Cecil was inducted into the Wildcats' Sports Hall of Fame in 1993 and into the College Football Hall of Fame in 2009.

===Professional===
Selected by the Green Bay Packers in the fourth round of the 1988 NFL draft (89th overall), Cecil was known for his thunderous tackling and aggressive style during his time as a safety for the Packers (1988–1992), Cardinals (1993), and Oilers (1995). He earned a trip to the Pro Bowl and garnered All-Madden status in 1992 when he recorded four interceptions and 102 tackles on the season. In 95 career games he totaled 400 tackles and 16 interceptions. During his years with the Packers, he earned the nickname "Scud" Cecil due to his hit-or-miss approach to tackling opponents. He often left his feet and led with his helmet, and much like the infamous missiles launched during the Gulf War – would occasionally miss completely or arrive late.

Cecil is regarded as among the most vicious hitters in National Football League history. He was featured on the cover of Sports Illustrated in 1993 (October 11 issue) with the question: "Is Chuck Cecil Too Vicious for the NFL?" Many photos taken of Cecil during games showed him with a bloodied nose.
Recurring concussions forced him into retirement.

==Coaching career==
In 2001, Cecil accepted a coaching position for the Tennessee Titans under Jeff Fisher, for whom he had played in his final season (when the team was the Houston Oilers). Cecil served as a defensive quality control assistant for three seasons. He was promoted in 2004, to work with the safeties and nickel backs. His responsibilities expanded in 2007 to cover all of the defensive backs.

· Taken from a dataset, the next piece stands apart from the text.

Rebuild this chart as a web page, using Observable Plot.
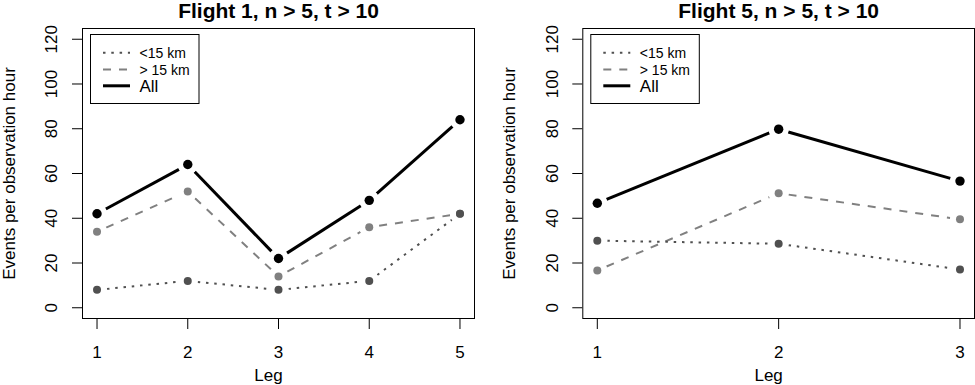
<!DOCTYPE html>
<html><head><meta charset="utf-8">
<script src="https://cdn.jsdelivr.net/npm/d3@7"></script>
<script src="https://cdn.jsdelivr.net/npm/@observablehq/plot@0.6"></script>
<style>
body{margin:0;background:#fff;}
#chart{display:flex;width:975px;height:385px;}
#chart svg{display:block;flex:none;}
</style></head><body><div id="chart"></div>
<script>
// ---- data ----
const yTicks = [0, 20, 40, 60, 80, 100, 120];
const f1Legs = [1, 2, 3, 4, 5];
const f1Near = [8, 12, 8, 12, 42];
const f1Far = [34, 52, 14, 36, 42];
const f1All = [42, 64, 22, 48, 84];
const f5Legs = [1, 2, 3];
const f5Near = [30, 28.6, 17.1];
const f5Far = [16.7, 51.2, 39.5];
const f5All = [46.7, 79.8, 56.6];
const seriesNames = ["<15 km", "> 15 km", "All"];
const titles = ["Flight 1, n > 5, t > 10", "Flight 5, n > 5, t > 10"];
const xLabel = "Leg";
const yLabel = "Events per observation hour";

// ---- styles ----
const styles = {
  "<15 km": {stroke: "#505050", strokeWidth: 2, dash: "2.5,5.8", r: 4, fontSize: 14},
  "> 15 km": {stroke: "#808080", strokeWidth: 2, dash: "8,8", r: 4, fontSize: 14},
  "All": {stroke: "#000000", strokeWidth: 3, dash: null, r: 4.7, fontSize: 17}
};
const drawOrder = ["All", "> 15 km", "<15 km"];

function panel(legs, seriesVals, title, width, marginLeft, marginRight) {
  const pts = [], segs = [];
  seriesNames.forEach((name, k) => {
    const vals = seriesVals[k];
    legs.forEach((leg, i) => {
      pts.push({name, leg, v: vals[i]});
      if (i > 0) segs.push({name, x1: legs[i - 1], y1: vals[i - 1], x2: leg, y2: vals[i]});
    });
  });
  const span = legs[legs.length - 1] - legs[0];
  const marks = [
    Plot.axisY(yTicks, {tickSize: 10, tickFormat: () => "", label: null}),
    Plot.axisX(legs, {tickSize: 11, tickFormat: () => "", label: null}),
    Plot.text(yTicks, {y: d => d, text: d => String(d), frameAnchor: "left", dx: -25.3, rotate: -90, textAnchor: "middle", lineAnchor: "bottom"}),
    Plot.text(legs, {x: d => d, text: d => String(d), frameAnchor: "bottom", dy: 39.5, lineAnchor: "bottom"}),
    Plot.text([title], {text: d => d, frameAnchor: "top", dy: -11, lineAnchor: "bottom", fontWeight: "bold", fontSize: 21}),
    Plot.text([xLabel], {text: d => d, frameAnchor: "bottom", dx: -10, dy: 62, lineAnchor: "bottom"}),
    Plot.text([yLabel], {text: d => d, frameAnchor: "left", dx: -67.5, rotate: -90, textAnchor: "middle", lineAnchor: "bottom"})
  ];
  for (const name of drawOrder) {
    const st = styles[name];
    marks.push(Plot.arrow(segs.filter(s => s.name === name), {
      x1: "x1", y1: "y1", x2: "x2", y2: "y2", inset: 10, headLength: 0,
      stroke: st.stroke, strokeWidth: st.strokeWidth, strokeDasharray: st.dash, strokeLinecap: "butt"
    }));
  }
  // gap around each point, as with R's type = "b"
  marks.push(Plot.dot(pts, {x: "leg", y: "v", r: 10, fill: "white", stroke: "none"}));
  for (const name of drawOrder) {
    const st = styles[name];
    marks.push(Plot.dot(pts.filter(p => p.name === name), {x: "leg", y: "v", r: st.r, fill: st.stroke, stroke: "none"}));
  }
  marks.push(Plot.frame({stroke: "black", strokeWidth: 1}));
  const svg = Plot.plot({
    width, height: 385,
    marginLeft, marginRight, marginTop: 28, marginBottom: 67,
    x: {domain: [legs[0] - 0.04 * span, legs[legs.length - 1] + 0.04 * span], label: null},
    y: {domain: [-4.8, 124.8], label: null},
    style: {fontFamily: "'Liberation Sans', Arial, sans-serif", fontSize: "17px", color: "black", background: "white", overflow: "visible"},
    marks
  });
  // legend
  const L = marginLeft, g = d3.select(svg).append("g").attr("text-anchor", "start");
  g.append("rect").attr("x", L + 8.5).attr("y", 34.5).attr("width", 108.5).attr("height", 69)
    .attr("fill", "white").attr("stroke", "black").attr("stroke-width", 1);
  const rowsY = [52.7, 69.5, 85.8];
  seriesNames.forEach((name, i) => {
    const st = styles[name];
    g.append("line").attr("x1", L + 21).attr("x2", L + 48).attr("y1", rowsY[i]).attr("y2", rowsY[i])
      .attr("stroke", st.stroke).attr("stroke-width", st.strokeWidth)
      .attr("stroke-dasharray", st.dash).attr("stroke-linecap", "butt");
    g.append("text").attr("x", L + 57.5).attr("y", rowsY[i] + st.fontSize * 0.36)
      .attr("text-anchor", "start").attr("font-size", st.fontSize).attr("fill", "black").text(name);
  });
  return svg;
}

const chart = document.getElementById("chart");
chart.appendChild(panel(f1Legs, [f1Near, f1Far, f1All], titles[0], 487, 82, 13));
chart.appendChild(panel(f5Legs, [f5Near, f5Far, f5All], titles[1], 488, 95.3, 1));
</script></body></html>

On February 12, 2009, Cecil was named the Titans' defensive coordinator, replacing the departed Jim Schwartz, who had taken the position of head coach for the Detroit Lions.

On October 3, 2010, during a game against the Denver Broncos, Cecil gave NFL officials the middle-finger gesture in an attempt to protest a neutral zone infraction call against one of his players. Live close-up video of Cecil was being aired at the time, and the gesture was broadcast without editing. For his inappropriate action, he was fined $40,000 by the league.

On January 20, 2011, it was announced that Cecil would not be retained as the Titans' defensive coordinator. He was informed of this decision on January 18. The Titans ranked 26th in total yards allowed and 29th against the pass in the 2010 season.

On February 16, 2011, ESPN.com reported that Cecil would interview with the Pittsburgh Steelers to be their next secondary coach. He was to fill the void left by Ray Horton when he departed to become the defensive coordinator of the Arizona Cardinals. On February 13, 2012, he was hired as the St. Louis Rams defensive secondary coach.

===Return to college===
Cecil was hired as a special advisor on July 28, 2017, at his alma mater, the University of Arizona. Cecil became interim defensive coordinator for the first time on November 2, 2019, when Arizona parted ways with defensive coordinator Marcel Yates. On December 30, 2020, Cecil was to join Jedd Fisch's coaching staff as safeties coach.

==Personal life==
Cecil is married to author, columnist and television producer, Carrie Gerlach Cecil. They have one daughter, Charli.